On the eve of the Emmys, The Style Files speaks with author Hal Rubenstein about his new book, Dressing the Part: Television's Most Stylish Shows.
Hal Rubenstein is the dean of style and culture journalism in New York. He began in 1971, writing for Model Circle magazine, and in the early 1980s, he served as the restaurant critic for Details, a downtown monthly magazine edited by Annie Flanders, and published on newsprint. (This was long before Condé Nast bought Details, turned into a menswear glossy, then shuttered it.)
“Emma Peel’s a dominatrix. It’s that simple.”
In the late 1980s, Hal wrote the New Yorker’s The Edge of Nightlife, an unsigned column in the front of the book that was a must-read for anyone under 30, anywhere, including yours truly in Washington, D.C. He also founded and edited a fab pop-culture and style magazine, underwritten by Malcolm Forbes, called Egg.

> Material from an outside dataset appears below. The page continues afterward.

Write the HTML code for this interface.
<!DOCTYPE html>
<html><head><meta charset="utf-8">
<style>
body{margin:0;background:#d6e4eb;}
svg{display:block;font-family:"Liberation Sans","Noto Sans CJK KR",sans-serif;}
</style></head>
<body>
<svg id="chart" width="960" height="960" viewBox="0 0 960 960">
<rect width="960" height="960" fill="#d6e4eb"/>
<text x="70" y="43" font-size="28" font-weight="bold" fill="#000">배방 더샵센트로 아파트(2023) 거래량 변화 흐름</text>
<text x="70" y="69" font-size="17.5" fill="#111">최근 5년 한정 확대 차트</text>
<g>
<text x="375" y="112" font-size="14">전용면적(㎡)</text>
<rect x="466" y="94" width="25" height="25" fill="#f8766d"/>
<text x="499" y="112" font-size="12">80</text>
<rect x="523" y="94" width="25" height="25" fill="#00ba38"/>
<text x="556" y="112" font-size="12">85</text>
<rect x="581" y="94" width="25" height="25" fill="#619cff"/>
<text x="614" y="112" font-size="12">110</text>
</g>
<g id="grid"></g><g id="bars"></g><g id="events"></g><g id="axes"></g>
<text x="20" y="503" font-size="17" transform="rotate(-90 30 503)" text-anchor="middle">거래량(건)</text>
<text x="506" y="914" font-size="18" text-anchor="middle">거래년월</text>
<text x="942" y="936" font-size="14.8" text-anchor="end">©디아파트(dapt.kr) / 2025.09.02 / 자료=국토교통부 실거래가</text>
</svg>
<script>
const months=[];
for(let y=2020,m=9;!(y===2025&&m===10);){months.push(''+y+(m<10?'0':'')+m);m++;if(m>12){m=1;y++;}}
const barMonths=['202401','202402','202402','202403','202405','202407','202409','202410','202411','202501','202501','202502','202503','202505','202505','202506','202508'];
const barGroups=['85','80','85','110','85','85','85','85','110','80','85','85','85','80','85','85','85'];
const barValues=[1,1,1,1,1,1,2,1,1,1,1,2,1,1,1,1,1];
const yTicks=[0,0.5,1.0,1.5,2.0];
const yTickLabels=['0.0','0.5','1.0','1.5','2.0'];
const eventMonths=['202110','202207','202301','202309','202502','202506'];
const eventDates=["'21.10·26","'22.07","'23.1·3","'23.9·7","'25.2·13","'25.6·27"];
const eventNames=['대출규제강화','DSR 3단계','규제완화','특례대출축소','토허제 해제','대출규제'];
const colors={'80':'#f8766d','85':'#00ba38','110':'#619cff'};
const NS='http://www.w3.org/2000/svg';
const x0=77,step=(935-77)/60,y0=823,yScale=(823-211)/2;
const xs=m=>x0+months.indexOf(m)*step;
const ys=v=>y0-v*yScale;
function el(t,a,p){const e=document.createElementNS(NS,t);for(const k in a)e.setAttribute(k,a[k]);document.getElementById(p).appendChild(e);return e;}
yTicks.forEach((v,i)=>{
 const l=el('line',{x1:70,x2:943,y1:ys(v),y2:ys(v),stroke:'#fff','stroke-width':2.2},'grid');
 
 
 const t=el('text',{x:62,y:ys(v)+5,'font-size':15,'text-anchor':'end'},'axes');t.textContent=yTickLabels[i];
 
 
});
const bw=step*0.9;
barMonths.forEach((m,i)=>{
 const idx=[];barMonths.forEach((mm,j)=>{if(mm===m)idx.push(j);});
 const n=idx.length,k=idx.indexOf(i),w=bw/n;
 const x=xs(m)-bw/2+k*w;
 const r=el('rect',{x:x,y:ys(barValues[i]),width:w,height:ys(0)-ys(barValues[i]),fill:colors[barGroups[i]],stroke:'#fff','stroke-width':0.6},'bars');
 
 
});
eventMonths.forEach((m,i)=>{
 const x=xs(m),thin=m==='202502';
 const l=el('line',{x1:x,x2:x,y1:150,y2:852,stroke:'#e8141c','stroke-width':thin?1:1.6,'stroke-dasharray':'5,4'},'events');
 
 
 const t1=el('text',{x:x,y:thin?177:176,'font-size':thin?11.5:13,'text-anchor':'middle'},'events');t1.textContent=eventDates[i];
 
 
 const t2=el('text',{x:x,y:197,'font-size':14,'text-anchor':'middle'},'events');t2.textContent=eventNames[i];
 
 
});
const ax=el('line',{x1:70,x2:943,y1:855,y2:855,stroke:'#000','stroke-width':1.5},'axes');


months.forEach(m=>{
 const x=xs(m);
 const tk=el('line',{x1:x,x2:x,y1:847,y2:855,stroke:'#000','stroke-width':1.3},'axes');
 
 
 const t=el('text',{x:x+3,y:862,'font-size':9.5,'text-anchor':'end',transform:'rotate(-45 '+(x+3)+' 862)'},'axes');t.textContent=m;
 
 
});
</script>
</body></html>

After that, Hal served as the menswear director at the New York Times Magazine—the same time I was the magazine’s Paris-based style writer, thus how we met, sitting next to each other at fashion shows. He was then scooped up by the legendary Time Inc. editor Martha Nelson to be the fashion director for her new magazine, InStyle. And he has written several books, including The Looks of Love, and bestselling 100 Unforgettable Dresses. Soon, he’ll launch The Happy Grown-Up, a newsletter and podcast about living fabulously over 50, to which I say: Hear! Hear!
Hal's latest book is Dressing the Part: Television’s Most Stylish Shows, a gloriously illustrated book published by HarperCollins.

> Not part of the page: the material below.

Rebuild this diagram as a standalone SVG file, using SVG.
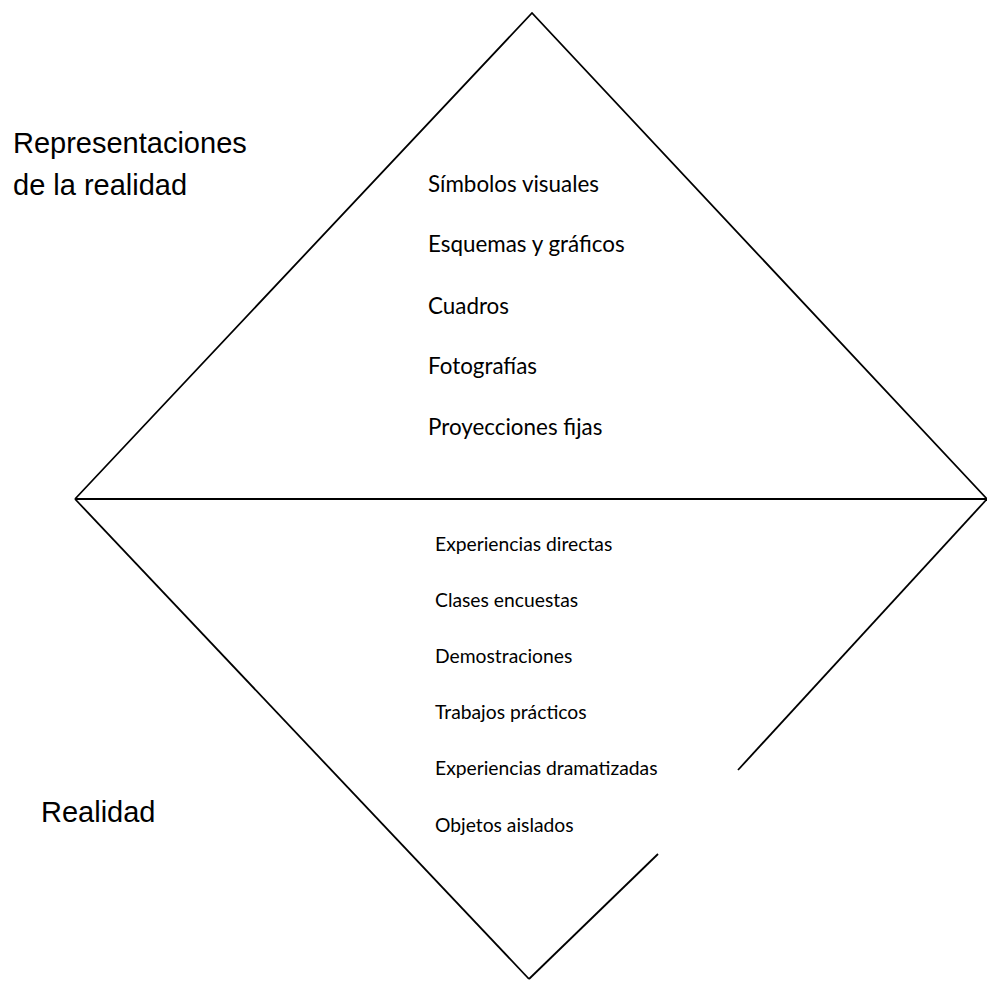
<svg xmlns="http://www.w3.org/2000/svg" width="987" height="981" viewBox="0 0 987 981">
<style>
.ln{stroke:#000;stroke-width:1.8;fill:none;stroke-linecap:butt}
.big{font-family:"Liberation Sans",Arial,sans-serif;font-size:29px;fill:#000}
.up{font-family:Lato,"Open Sans",sans-serif;font-size:22.4px;fill:#000}
.lo{font-family:Lato,"Open Sans",sans-serif;font-size:19.3px;fill:#000}
</style>
<rect width="987" height="981" fill="#fff"/>
<g id="connectors">
<polyline class="ln" points="75,499 532,13 987,499"/>
<line class="ln" x1="75" y1="499" x2="987" y2="499"/>
<line class="ln" x1="75" y1="499" x2="529" y2="979"/>
<line class="ln" x1="987" y1="499" x2="738" y2="770"/>
<line class="ln" x1="658" y1="854" x2="529" y2="979"/>
</g>
<g id="label-representaciones">
<text class="big" x="13" y="153">Representaciones</text>
<text class="big" x="13" y="195">de la realidad</text>
</g>
<g id="label-realidad">
<text class="big" x="41" y="822">Realidad</text>
</g>
<g id="upper-list">
<text class="up" x="428" y="192">Símbolos visuales</text>
<text class="up" x="428" y="252">Esquemas y gráficos</text>
<text class="up" x="428" y="314">Cuadros</text>
<text class="up" x="428" y="374">Fotografías</text>
<text class="up" x="428" y="435">Proyecciones fijas</text>
</g>
<g id="lower-list">
<text class="lo" x="435" y="551">Experiencias directas</text>
<text class="lo" x="435" y="607">Clases encuestas</text>
<text class="lo" x="435" y="663">Demostraciones</text>
<text class="lo" x="435" y="719">Trabajos prácticos</text>
<text class="lo" x="435" y="775">Experiencias dramatizadas</text>
<text class="lo" x="435" y="832">Objetos aislados</text>
</g>
</svg>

To write it, he told me, “I lived in the Paley Center for about three months and watched somewhere between 500 and 700 hours of television, not counting my lifetime of watching television.” With the 75th Primetime Emmy Awards tomorrow night, and Hal sitting down with New York fashion doyenne Fern Mallis at the 92nd Street Y on January 22, I thought I’d ring him up to talk about TV’s influence on how we dress.
How did the book come about?
My publisher suggested I do a book on Bridgerton, and I said, ‘It’s lovely and it’s gorgeous.